▶ Problem to solve
Search the listing below for "Clone". Copy each matching line.

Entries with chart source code

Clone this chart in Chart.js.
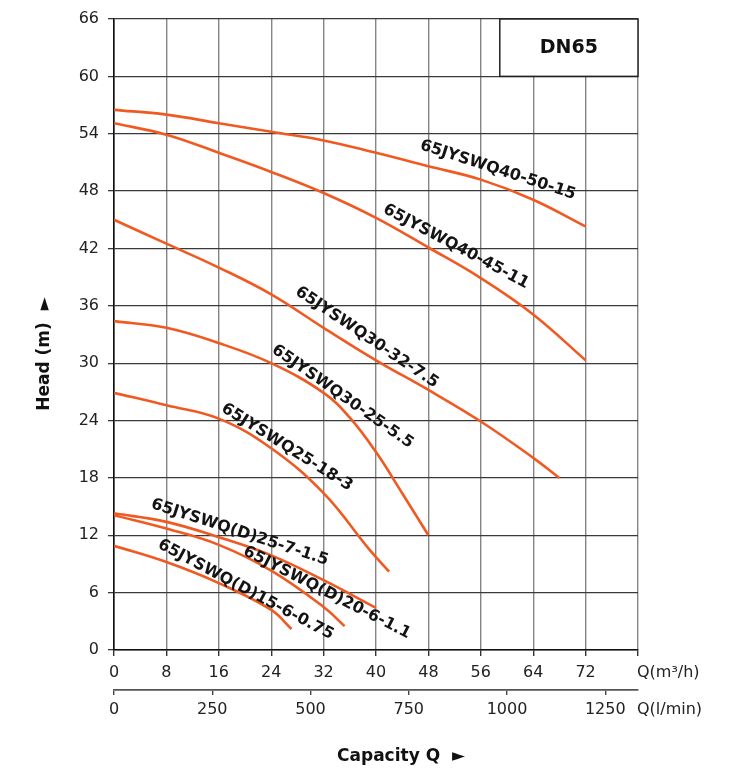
<!DOCTYPE html>
<html><head><meta charset="utf-8">
<script src="https://cdn.jsdelivr.net/npm/chart.js@4"></script>
<style>html,body{margin:0;padding:0;background:#fff}#wrap{width:738px;height:769px}</style>
</head><body><div id="wrap"><canvas id="c" width="738" height="769"></canvas></div>
<script>
// ---- data (Q in m3/h, H in m) ----
const seriesNames = ["65JYSWQ40-50-15","65JYSWQ40-45-11","65JYSWQ30-32-7.5","65JYSWQ30-25-5.5","65JYSWQ25-18-3","65JYSWQ(D)25-7-1.5","65JYSWQ(D)20-6-1.1","65JYSWQ(D)15-6-0.75"];
const q_40_50_15 = [0, 8, 16, 24, 32, 40, 48, 56, 64, 72];
const h_40_50_15 = [56.5, 56.0, 55.1, 54.2, 53.3, 52.0, 50.6, 49.2, 47.1, 44.3];
const q_40_45_11 = [0, 8, 16, 24, 32, 40, 48, 56, 64, 72];
const h_40_45_11 = [55.1, 53.9, 52.0, 50.0, 47.8, 45.2, 42.1, 38.9, 35.1, 30.3];
const q_30_32_75 = [0, 8, 16, 24, 32, 40, 48, 56, 64, 68];
const h_30_32_75 = [45.0, 42.5, 40.0, 37.2, 33.7, 30.3, 27.2, 23.9, 20.1, 18.0];
const q_30_25_55 = [0, 8, 16, 24, 32, 36, 40, 44, 48];
const h_30_25_55 = [34.4, 33.7, 32.1, 30.0, 26.9, 24.3, 20.7, 16.4, 12.0];
const q_25_18_3 = [0, 8, 16, 24, 32, 39, 42];
const h_25_18_3 = [26.9, 25.6, 24.2, 21.1, 16.4, 10.5, 8.2];
const q_d25_7_15 = [0, 8, 16, 24, 32, 40];
const h_d25_7_15 = [14.3, 13.4, 11.8, 9.9, 7.3, 4.4];
const q_d20_6_11 = [0, 8, 16, 24, 32, 35.2];
const h_d20_6_11 = [14.1, 12.7, 11.0, 8.3, 4.5, 2.5];
const q_d15_6_075 = [0, 8, 16, 24, 27.1];
const h_d15_6_075 = [10.9, 9.2, 7.0, 4.2, 2.2];
const xTicksM3h = [0, 8, 16, 24, 32, 40, 48, 56, 64, 72, 80];
const xTicksLmin = [0, 250, 500, 750, 1000, 1250];
const yTicks = [0, 6, 12, 18, 24, 30, 36, 42, 48, 54, 60, 66];
// label anchors in data units (Q, H) and rotation in degrees
const labelQ = [58.6, 52.2, 38.6, 34.9, 26.4, 19.2, 32.5, 20.1];
const labelH = [50.2, 42.2, 32.7, 26.5, 21.2, 12.3, 6.0, 6.3];
const labelAngle = [18, 28, 34, 35, 32, 18, 27, 28];

const allQ = [q_40_50_15,q_40_45_11,q_30_32_75,q_30_25_55,q_25_18_3,q_d25_7_15,q_d20_6_11,q_d15_6_075];
const allH = [h_40_50_15,h_40_45_11,h_30_32_75,h_30_25_55,h_25_18_3,h_d25_7_15,h_d20_6_11,h_d15_6_075];
const ORANGE = '#f05a22';
const datasets = allQ.map((qs,i)=>({
  label: seriesNames[i],
  data: qs.map((q,j)=>({x:q, y:allH[i][j]})),
  borderColor: ORANGE, borderWidth: 2.6, pointRadius: 0, showLine: true,
  tension: 0.4, fill: false
}));

const FONT = '"DejaVu Sans", sans-serif';
const overlay = {
  id: 'overlay',
  beforeDatasetsDraw(chart){
    const {ctx, scales:{x,y}} = chart;
    const l = x.getPixelForValue(58.9), r = x.getPixelForValue(80);
    const t = y.getPixelForValue(66), b = y.getPixelForValue(60);
    ctx.save();
    ctx.fillStyle = '#fff'; ctx.fillRect(l, t, r-l, b-t);
    ctx.strokeStyle = '#222'; ctx.lineWidth = 1.5; ctx.strokeRect(l, t, r-l, b-t);
    ctx.fillStyle = '#111'; ctx.font = 'bold 19px ' + FONT;
    ctx.textAlign = 'center'; ctx.textBaseline = 'middle';
    ctx.fillText('DN65', (l+r)/2, (t+b)/2);
    ctx.restore();
  },
  afterDatasetsDraw(chart){
    const {ctx, scales:{x,y,x2}} = chart;
    ctx.save();
    ctx.fillStyle = '#141414';
    ctx.font = 'bold 16px ' + FONT;
    ctx.textAlign = 'center'; ctx.textBaseline = 'middle';
    seriesNames.forEach((n,i)=>{
      ctx.save();
      ctx.translate(x.getPixelForValue(labelQ[i]), y.getPixelForValue(labelH[i]));
      ctx.rotate(labelAngle[i]*Math.PI/180);
      ctx.fillText(n, 0, 0);
      ctx.restore();
    });
    ctx.font = '16px ' + FONT; ctx.fillStyle = '#222'; ctx.textAlign = 'left';
    const xr = x.getPixelForValue(80);
    ctx.fillText('Q(m³/h)', xr - 1, y.getPixelForValue(0) + 23);
    ctx.fillText('Q(l/min)', xr - 1, x2.top + 20);
    ctx.font = 'bold 17px ' + FONT; ctx.fillStyle = '#111'; ctx.textAlign = 'center';
    ctx.fillText('Capacity Q  \u25BA', 401, 757);
    ctx.save();
    ctx.translate(45, 354); ctx.rotate(-Math.PI/2);
    ctx.fillText('Head (m)  \u25BA', 0, 0);
    ctx.restore();
    ctx.restore();
  }
};

new Chart(document.getElementById('c'), {
  type: 'scatter',
  data: { datasets },
  plugins: [overlay],
  options: {
    responsive: false, devicePixelRatio: 1, animation: false,
    layout: { padding: { left: 0, right: 100, top: 19, bottom: 43 } },
    plugins: { legend: { display: false }, tooltip: { enabled: false } },
    scales: {
      x: {
        type: 'linear', position: 'bottom', weight: 0, min: 0, max: 80,
        afterBuildTicks(s){ s.ticks = xTicksM3h.map(v=>({value:v})); },
        afterFit(s){ s.height = 40; },
        ticks: { font: { family: FONT, size: 16 }, color: '#222', padding: 7, maxRotation: 0,
                 callback: v => v === 80 ? '' : String(v) },
        grid: { color: '#858585', lineWidth: 1.4, tickLength: 6, tickColor: '#333' },
        border: { color: '#111', width: 1.6 }
      },
      x2: {
        type: 'linear', position: 'bottom', weight: 1, min: 0, max: 80*1000/60,
        afterBuildTicks(s){ s.ticks = xTicksLmin.map(v=>({value:v})); },
        afterFit(s){ s.height = 36; },
        ticks: { font: { family: FONT, size: 16 }, color: '#222', padding: 5, maxRotation: 0,
                 callback: v => String(v) },
        grid: { drawOnChartArea: false, drawTicks: true, tickLength: 5, color: '#444', tickColor: '#444', lineWidth: 1.4 },
        border: { color: '#555', width: 1.8 }
      },
      y: {
        type: 'linear', min: 0, max: 66,
        afterBuildTicks(s){ s.ticks = yTicks.map(v=>({value:v})); },
        afterFit(s){ s.width = 114; },
        ticks: { font: { family: FONT, size: 16 }, color: '#222', padding: 9 },
        grid: { color: '#3a3a3a', lineWidth: 1.3, tickLength: 6 },
        border: { color: '#111', width: 1.6 }
      }
    }
  }
});
</script></body></html>
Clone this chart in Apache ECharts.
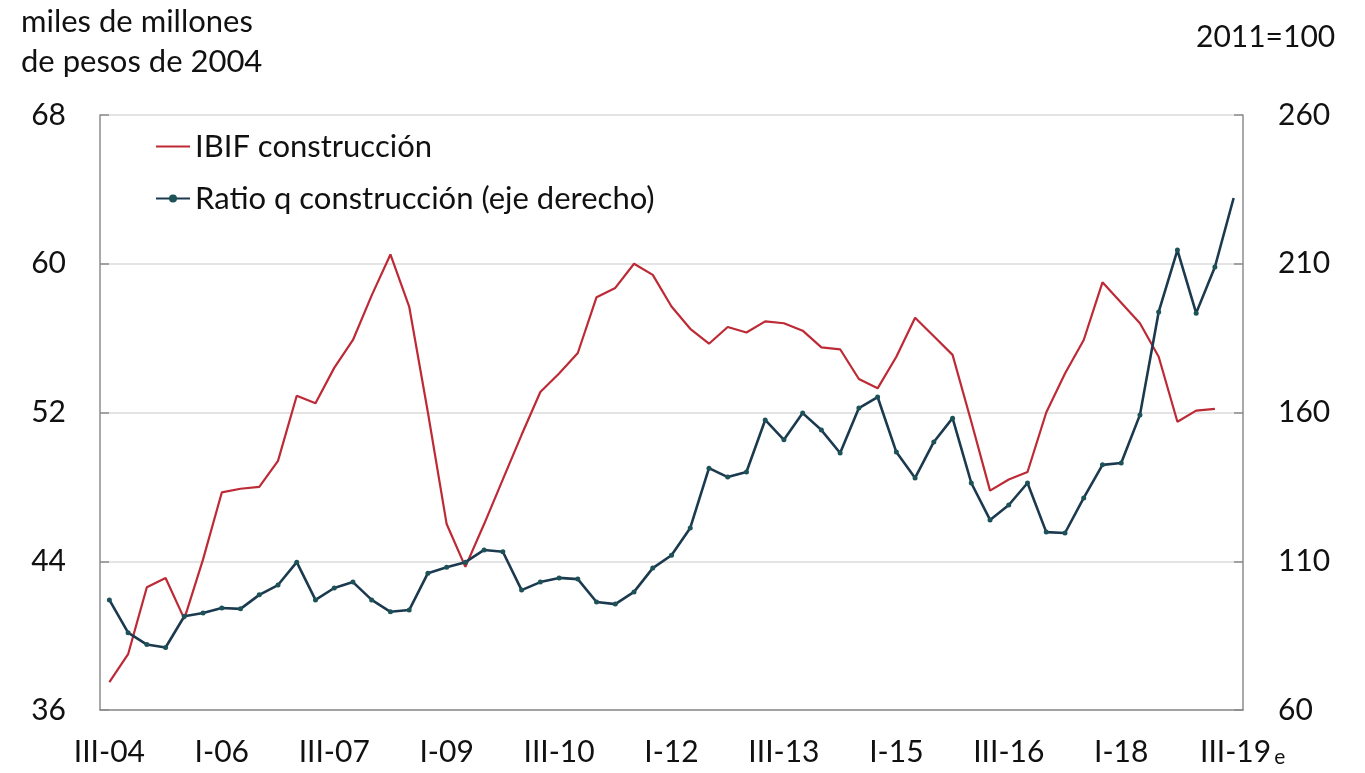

▶ Output of the exercise
Clone this chart in Chart.js.
Clone this chart in Apache ECharts.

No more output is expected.